Quels sont les bienfaits de la peinture sur vous-même? Est-ce que vous l’avez toujours pratiqué dans un but therapeutique?

La dimension artistique et poétique m’aide tout simplement à vivre, me fait recontacter une relation enchantée au monde sans ignorer son extrème violence. Etre pleinement vivante en étant funambule au-dessus de ce sans fond du monde, seul l’art rend cette tension possible.

Comment est-ce que vous vous y prenez pour aider une personne à aller mieux? Quels sont vos outils de travail?

L’attention bienveillante à la personne comme dans toute thérapie, avec une attention particulière au vivre avec la matière et les formes, aux répercussions corporelles et sensibles, à la qualité d’engagement et de présence dans le vécu de création .

Quelle est la valeur artistique de ce qui est créé en art-thérapie?

A priori, le plus important est le cheminement, ce que la personne vit pendant qu’elle met à l’oeuvre sa dimension poétique. La personne, en art thérapie, va vers un mieux-être quand elle se découvre poète de son propre monde.

Le résultat peut quelquefois être perçu comme ayant une valeur artistique par la personne elle-même mais, le plus important, c’est sa valeur existentielle.

Est-il plus aisé de pratiquer avec des enfants ou des adultes? Que pouvez-vous dire à ce sujet?

Il y a un ajustement continuel à chercher avec la personne accompagnée qu’elle soit enfant ou adulte pour favoriser ses capacités d’auto-résolution à travers les processus créatifs et sa rencontre avec la matière.

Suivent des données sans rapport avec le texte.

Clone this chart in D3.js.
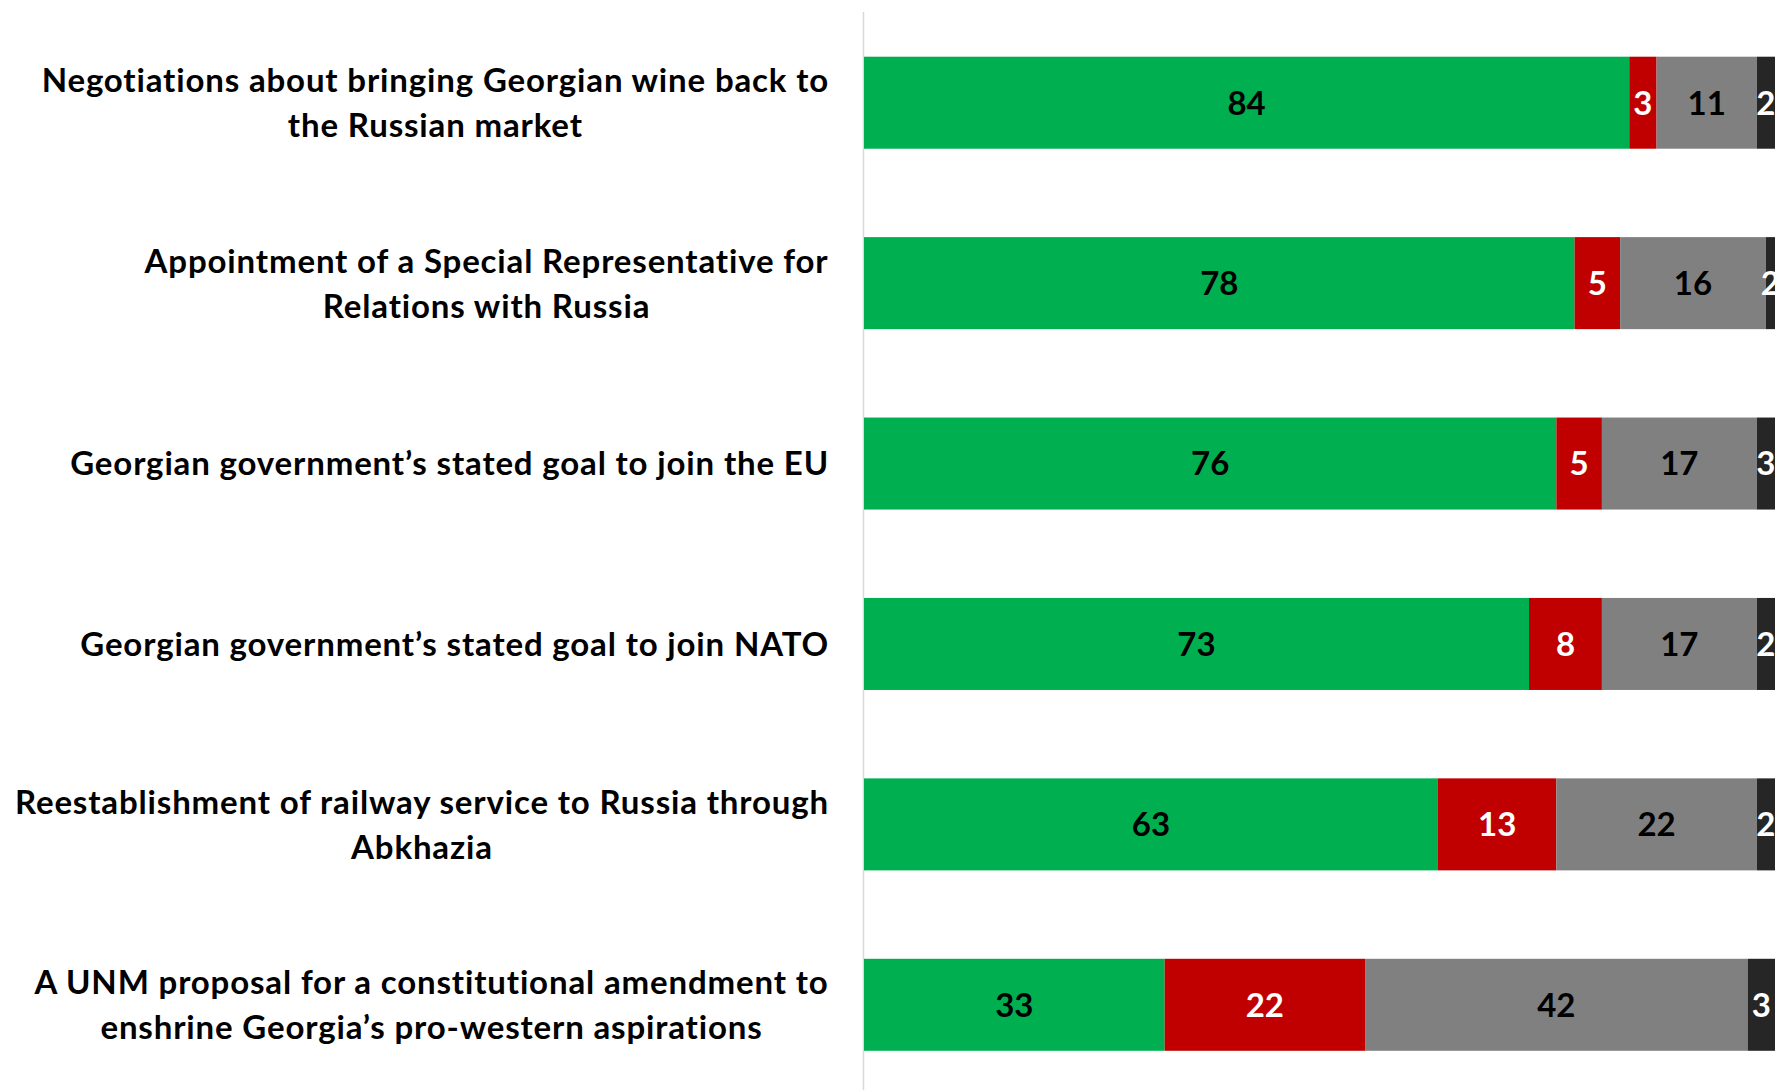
<!DOCTYPE html>
<html>
<head>
<meta charset="utf-8">
<script src="https://cdn.jsdelivr.net/npm/d3@7"></script>
<style>
  html, body { margin: 0; padding: 0; background: #ffffff; overflow: hidden; }
  svg { display: block; }
  text { font-family: Lato, "Open Sans", sans-serif; font-weight: bold; }
</style>
</head>
<body>
<svg id="chart" width="1775" height="1090"></svg>
<script>
const categories = [
  "Negotiations about bringing Georgian wine back to|the Russian market",
  "Appointment of a Special Representative for|Relations with Russia",
  "Georgian government\u2019s stated goal to join the EU",
  "Georgian government\u2019s stated goal to join NATO",
  "Reestablishment of railway service to Russia through|Abkhazia",
  "A UNM proposal for a constitutional amendment to|enshrine Georgia\u2019s pro-western aspirations"
];
const support   = [84, 78, 76, 73, 63, 33];
const oppose    = [3, 5, 5, 8, 13, 22];
const neutral   = [11, 16, 17, 17, 22, 42];
const dontKnow  = [2, 2, 3, 2, 2, 3];
const seriesKeys = ["support", "oppose", "neutral", "dontKnow"];
const seriesColors = ["#00B050", "#C00000", "#808080", "#262626"];
const labelColors = ["#000000", "#ffffff", "#000000", "#ffffff"];

const W = 1775, H = 1090;
const svg = d3.select("#chart");

const rows = categories.map((c, i) => ({
  cat: c, support: support[i], oppose: oppose[i], neutral: neutral[i], dontKnow: dontKnow[i]
}));

const x = d3.scaleLinear().domain([0, 100]).range([864, 1775]).clamp(true);
const y = d3.scaleBand().domain(categories).range([12.5, 1095]).paddingInner(0.49).paddingOuter(0.245);

const stack = d3.stack().keys(seriesKeys);
const stacked = stack(rows);

// axis line
svg.append("line")
  .attr("x1", x(0) - 0.5).attr("x2", x(0) - 0.5)
  .attr("y1", 12).attr("y2", H)
  .attr("stroke", "#D9D9D9").attr("stroke-width", 1.5);

const layers = svg.selectAll("g.layer").data(stacked).enter().append("g")
  .attr("class", "layer")
  .attr("fill", (d, i) => seriesColors[i]);

layers.selectAll("rect").data(d => d).enter().append("rect")
  .attr("x", d => x(d[0]))
  .attr("width", d => x(d[1]) - x(d[0]))
  .attr("y", d => y(d.data.cat))
  .attr("height", y.bandwidth());

stacked.forEach((layer, li) => {
  svg.append("g").selectAll("text").data(layer).enter().append("text")
    .attr("x", d => (x(d[0]) + x(d[1])) / 2)
    .attr("y", d => y(d.data.cat) + y.bandwidth() / 2)
    .attr("dy", "0.36em")
    .attr("text-anchor", "middle")
    .attr("fill", labelColors[li])
    .attr("font-size", 33)
    .text(d => d.data[layer.key]);
});

// category labels (Excel-style: block right aligned, lines centered)
const labelRight = 829;
const lineGap = 45;
categories.forEach(c => {
  const lines = c.split("|");
  const cy = y(c) + y.bandwidth() / 2;
  const g = svg.append("g");
  const texts = lines.map((ln, j) => g.append("text")
    .attr("font-size", 33)
    .attr("letter-spacing", 0.85)
    .attr("fill", "#000")
    .attr("text-anchor", "middle")
    .attr("y", cy + (j - (lines.length - 1) / 2) * lineGap)
    .attr("dy", "0.36em")
    .text(ln));
  const maxW = d3.max(texts, t => t.node().getBBox().width);
  texts.forEach(t => t.attr("x", labelRight - maxW / 2));
});
</script>
</body>
</html>
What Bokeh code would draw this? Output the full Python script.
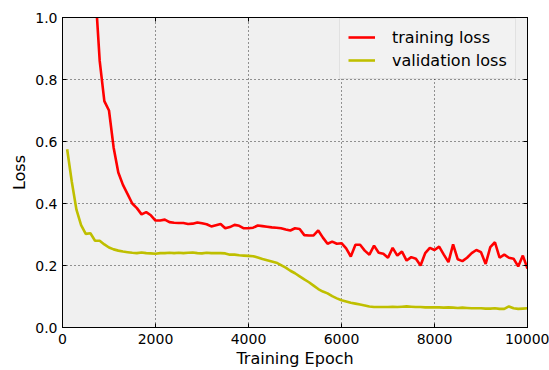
from bokeh.plotting import figure
from bokeh.models import (Range1d, FixedTicker, LinearAxis, Legend, LegendItem,
                          NumeralTickFormatter, CustomLabelingPolicy)
from bokeh.embed import file_html
from bokeh.resources import INLINE

# ---- data ----
train_epochs = list(range(700, 10001, 100))
train_loss = [
    1.10, 0.86, 0.73, 0.70, 0.58, 0.50, 0.46, 0.43, 0.40, 0.385,
    0.365, 0.372, 0.362, 0.345, 0.345, 0.348, 0.340, 0.338, 0.337, 0.337,
    0.334, 0.335, 0.339, 0.336, 0.333, 0.326, 0.330, 0.334, 0.320, 0.324,
    0.331, 0.328, 0.320, 0.320, 0.322, 0.329, 0.327, 0.325, 0.323, 0.322,
    0.320, 0.316, 0.313, 0.320, 0.318, 0.298, 0.297, 0.297, 0.313, 0.290,
    0.270, 0.277, 0.270, 0.272, 0.255, 0.229, 0.267, 0.267, 0.248, 0.235,
    0.264, 0.241, 0.238, 0.225, 0.257, 0.232, 0.245, 0.216, 0.227, 0.222,
    0.200, 0.240, 0.257, 0.250, 0.261, 0.235, 0.211, 0.268, 0.220, 0.214,
    0.225, 0.240, 0.250, 0.243, 0.205, 0.259, 0.275, 0.225, 0.235, 0.225,
    0.222, 0.197, 0.232, 0.190,
]
val_epochs = list(range(100, 10001, 100))
val_loss = [
    0.575, 0.47, 0.38, 0.33, 0.302, 0.304, 0.28, 0.28, 0.268, 0.258,
    0.252, 0.248, 0.245, 0.243, 0.241, 0.240, 0.242, 0.240, 0.239, 0.238,
    0.240, 0.240, 0.241, 0.240, 0.241, 0.240, 0.241, 0.242, 0.240, 0.239,
    0.241, 0.240, 0.240, 0.240, 0.239, 0.235, 0.235, 0.233, 0.232, 0.231,
    0.230, 0.226, 0.221, 0.217, 0.213, 0.209, 0.201, 0.193, 0.183, 0.175,
    0.165, 0.155, 0.146, 0.135, 0.124, 0.116, 0.110, 0.101, 0.094, 0.088,
    0.084, 0.080, 0.077, 0.074, 0.071, 0.068, 0.066, 0.066, 0.066, 0.066,
    0.067, 0.066, 0.067, 0.068, 0.067, 0.066, 0.066, 0.065, 0.065, 0.065,
    0.065, 0.064, 0.065, 0.064, 0.063, 0.064, 0.063, 0.062, 0.062, 0.062,
    0.061, 0.061, 0.062, 0.060, 0.060, 0.068, 0.062, 0.060, 0.061, 0.062,
]
x_ticks = [0, 2000, 4000, 6000, 8000, 10000]
y_ticks = [0.0, 0.2, 0.4, 0.6, 0.8, 1.0]
series_names = ["training loss", "validation loss"]

FONT = "DejaVu Sans"

p = figure(width=549, height=370, output_backend="svg", toolbar_location=None,
           x_range=Range1d(0, 10000), y_range=Range1d(0, 1.0),
           min_border_left=62, min_border_right=22, min_border_top=17, min_border_bottom=43,
           background_fill_color="#f0f0f0", border_fill_color="white")
p.outline_line_color = "black"
p.outline_line_width = 1

for ax in [p.xaxis[0], p.yaxis[0]]:
    ax.major_tick_in = 4
    ax.major_tick_out = 0
    ax.minor_tick_in = 0
    ax.minor_tick_out = 0
    ax.axis_line_color = "black"
    ax.major_tick_line_color = "black"
    ax.major_label_text_font = FONT
    ax.major_label_text_font_size = "14px"
    ax.major_label_text_color = "black"
    ax.axis_label_text_font = FONT
    ax.axis_label_text_font_size = "16px"
    ax.axis_label_text_font_style = "normal"
    ax.axis_label_text_color = "black"

p.xaxis[0].ticker = FixedTicker(ticks=x_ticks)
p.yaxis[0].ticker = FixedTicker(ticks=y_ticks)
p.yaxis[0].formatter = NumeralTickFormatter(format="0.0")
p.xaxis[0].axis_label = "Training Epoch"
p.yaxis[0].axis_label = "Loss"
p.xaxis[0].major_label_standoff = 6
p.xaxis[0].axis_label_standoff = 2
p.yaxis[0].major_label_standoff = 5
p.yaxis[0].axis_label_standoff = 3

# top and right tick marks (no labels drawn)
no_labels = CustomLabelingPolicy(code="return new Set()")
top = LinearAxis(ticker=FixedTicker(ticks=x_ticks), major_label_policy=no_labels,
                 major_tick_in=4, major_tick_out=0, minor_tick_in=0, minor_tick_out=0,
                 major_label_standoff=0, axis_line_color="black")
right = LinearAxis(ticker=FixedTicker(ticks=y_ticks),
                   major_label_policy=CustomLabelingPolicy(code="return new Set()"),
                   major_tick_in=4, major_tick_out=0, minor_tick_in=0, minor_tick_out=0,
                   major_label_standoff=0, axis_line_color="black")
p.add_layout(top, "above")
p.add_layout(right, "right")

p.xgrid.ticker = FixedTicker(ticks=x_ticks)
p.ygrid.ticker = FixedTicker(ticks=y_ticks)
for g in [p.xgrid[0], p.ygrid[0]]:
    g.grid_line_color = "black"
    g.grid_line_dash = "1 3"
    g.grid_line_width = 1
    g.grid_line_alpha = 0.8

r1 = p.line(train_epochs, train_loss, line_color="#ff0000", line_width=2.6)
r2 = p.line(val_epochs, val_loss, line_color="#bfbf00", line_width=2.6)

legend = Legend(items=[LegendItem(label=series_names[0], renderers=[r1]),
                       LegendItem(label=series_names[1], renderers=[r2])],
                location=(277, 248))
legend.label_text_font = FONT
legend.label_text_font_size = "16px"
legend.label_text_color = "black"
legend.glyph_width = 27
legend.glyph_height = 20
legend.label_height = 20
legend.label_standoff = 17
legend.padding = 8
legend.spacing = 3
legend.margin = 0
legend.background_fill_color = "#f2f2f2"
legend.background_fill_alpha = 1.0
legend.border_line_color = "#d0d0d0"
legend.border_line_width = 1
p.add_layout(legend, "center")

open("out.html", "w").write(file_html(p, INLINE))
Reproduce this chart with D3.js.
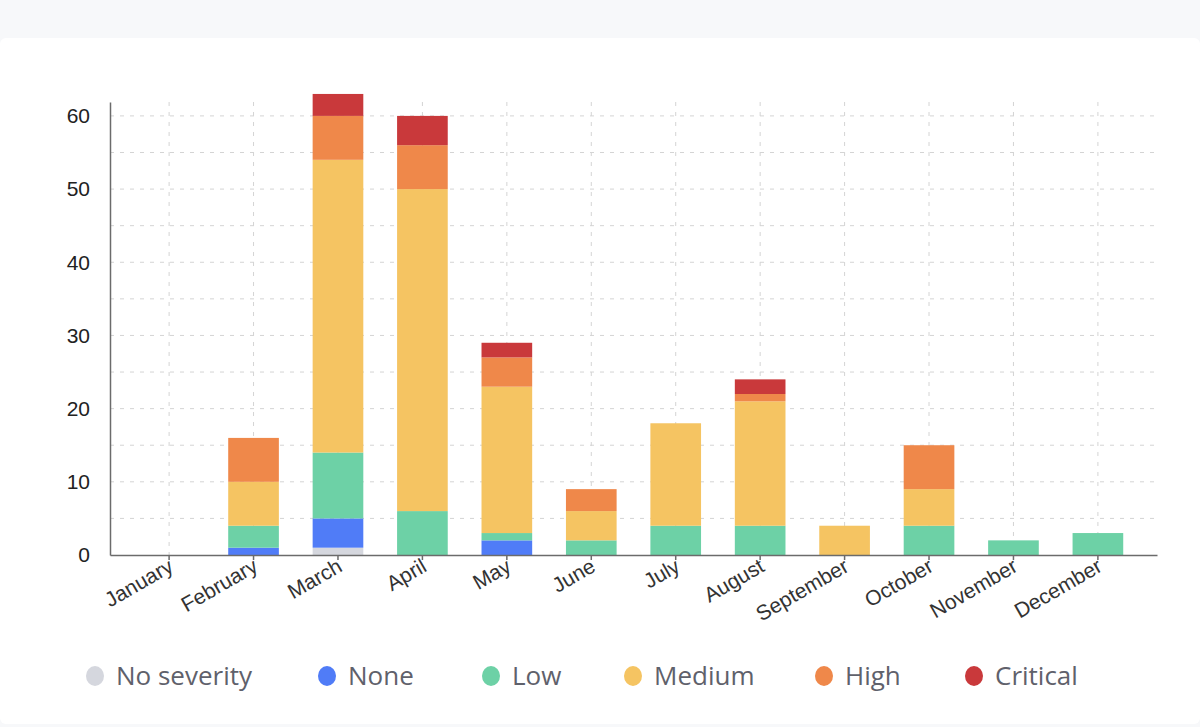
<!DOCTYPE html>
<html>
<head>
<meta charset="utf-8">
<script src="https://cdn.jsdelivr.net/npm/d3@7"></script>
<style>
  html, body { margin: 0; padding: 0; background: #f7f8fa; }
  #card { position: absolute; left: 0; top: 38px; width: 1200px; height: 686px; background: #fff; border-radius: 6px; }
  svg { position: absolute; left: 0; top: 0; }
</style>
</head>
<body>
<div id="card"></div>
<div id="chart"></div>
<script>
const months = ["January", "February", "March", "April", "May", "June", "July",
  "August", "September", "October", "November", "December"];
const severities = ["No severity", "None", "Low", "Medium", "High", "Critical"];
const colors = ["#d5d7de", "#507cf7", "#6dd1a6", "#f5c462", "#ef884a", "#c9393b"];

// counts per month for each severity
const noSeverity = [0, 0, 1, 0, 0, 0, 0, 0, 0, 0, 0, 0];
const none       = [0, 1, 4, 0, 2, 0, 0, 0, 0, 0, 0, 0];
const low        = [0, 3, 9, 6, 1, 2, 4, 4, 0, 4, 2, 3];
const medium     = [0, 6, 40, 44, 20, 4, 14, 17, 4, 5, 0, 0];
const high       = [0, 6, 6, 6, 4, 3, 0, 1, 0, 6, 0, 0];
const critical   = [0, 0, 3, 4, 2, 0, 0, 2, 0, 0, 0, 0];
const yTicks = [0, 10, 20, 30, 40, 50, 60];

const series = [noSeverity, none, low, medium, high, critical];
const rows = months.map((m, i) => {
  const r = { month: m };
  severities.forEach((s, j) => (r[s] = series[j][i]));
  return r;
});
const stacked = d3.stack().keys(severities)(rows);

const W = 1200, H = 727;
const plotLeft = 110, plotRight = 1157, plotTop = 102, plotBottom = 555;

const svg = d3.select("#chart").append("svg").attr("width", W).attr("height", H);

const x = d3.scaleBand().domain(months).range([plotLeft, plotRight])
  .paddingInner(0.4).paddingOuter(0.4);
const y = d3.scaleLinear().domain([0, 61.9]).range([plotBottom, plotTop]);

// grid
const grid = svg.append("g").attr("stroke", "#d4d4d4").attr("stroke-dasharray", "4,6");
grid.selectAll(".h").data(d3.range(5, 61, 5)).join("line")
  .attr("x1", plotLeft).attr("x2", plotRight)
  .attr("y1", d => y(d)).attr("y2", d => y(d));
grid.selectAll(".v").data(months).join("line")
  .attr("x1", d => x(d) + x.bandwidth() / 2).attr("x2", d => x(d) + x.bandwidth() / 2)
  .attr("y1", plotTop).attr("y2", plotBottom);

// bars
svg.append("g").selectAll("g").data(stacked).join("g")
  .attr("fill", (d, i) => colors[i])
  .selectAll("rect").data(d => d).join("rect")
  .attr("x", d => x(d.data.month))
  .attr("width", x.bandwidth())
  .attr("y", d => y(d[1]))
  .attr("height", d => y(d[0]) - y(d[1]));

// axes
const xAxis = svg.append("g").attr("transform", `translate(0,${plotBottom})`)
  .call(d3.axisBottom(x).tickSize(5).tickSizeOuter(0));
xAxis.select(".domain").attr("stroke", "#6b6b6b").attr("stroke-width", 1.5);
xAxis.selectAll(".tick line").attr("stroke", "#6b6b6b").attr("stroke-width", 1.5);
xAxis.selectAll(".tick text")
  .attr("font-family", "Liberation Sans, Arial, sans-serif")
  .attr("font-size", 21).attr("fill", "#333")
  .attr("text-anchor", "end")
  .attr("y", 0)
  .attr("dy", "0.35em")
  .attr("transform", "translate(2,9) rotate(-30)");

const yAxis = svg.append("g").attr("transform", `translate(${plotLeft},0)`)
  .call(d3.axisLeft(y).tickValues(yTicks).tickSize(0).tickPadding(20));
yAxis.select(".domain").attr("stroke", "#6b6b6b").attr("stroke-width", 1.5);
yAxis.selectAll(".tick text")
  .attr("font-family", "Liberation Sans, Arial, sans-serif")
  .attr("font-size", 21).attr("fill", "#222");

// legend
const legendX = [95, 327, 491, 633, 824, 974];
const legend = svg.append("g").selectAll("g").data(severities).join("g")
  .attr("transform", (d, i) => `translate(${legendX[i]},676)`);
legend.append("ellipse").attr("rx", 9).attr("ry", 10)
  .attr("fill", (d, i) => colors[i]);
legend.append("text").attr("x", 21).attr("dy", "0.35em")
  .attr("font-family", "Open Sans, sans-serif").attr("font-size", 26)
  .attr("fill", "#5f616b").text(d => d);
</script>
</body>
</html>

la dimension salvatrice du geste

Cette adulte est suivie en parallèle par un psychanalyste.

Au bout de quelques mois de prise en charge, arrive un moment de crise profonde qui la vrille et qui met en danger autant l’espace verbal de sa psychanalyse que l’espace art thérapeutique. Je comprends que ce moment de crise est une  répétition d’autres situations qui ont été dévastatrices et l’ont amenée, dans sa vie, à des passages à l’acte très violents et à des ruptures thérapeutiques.

Elle se sent rejetée par son entourage, victime de manipulation et a le désir sauvage de détruire l’autre, de lui faire le plus mal possible. « Soit je suis détruite soit je détruis » dit-elle ( soit noir, soit blanc). Pensée binaire du violent, la seule parole possible est la douleur, avoir mal ou faire mal sans possibilité d’apaisement, juste la dépense d’une énergie destructrice avec le maximum de dommages. 

Elle me dit qu’elle ne peut rien faire et je me sens débordée par sa souffrance et la violence exprimée. 

 « Je ne sais pas ce que je viens faire ici ; à quoi sert ce lieu ? ». me dit-elle la séance d’après.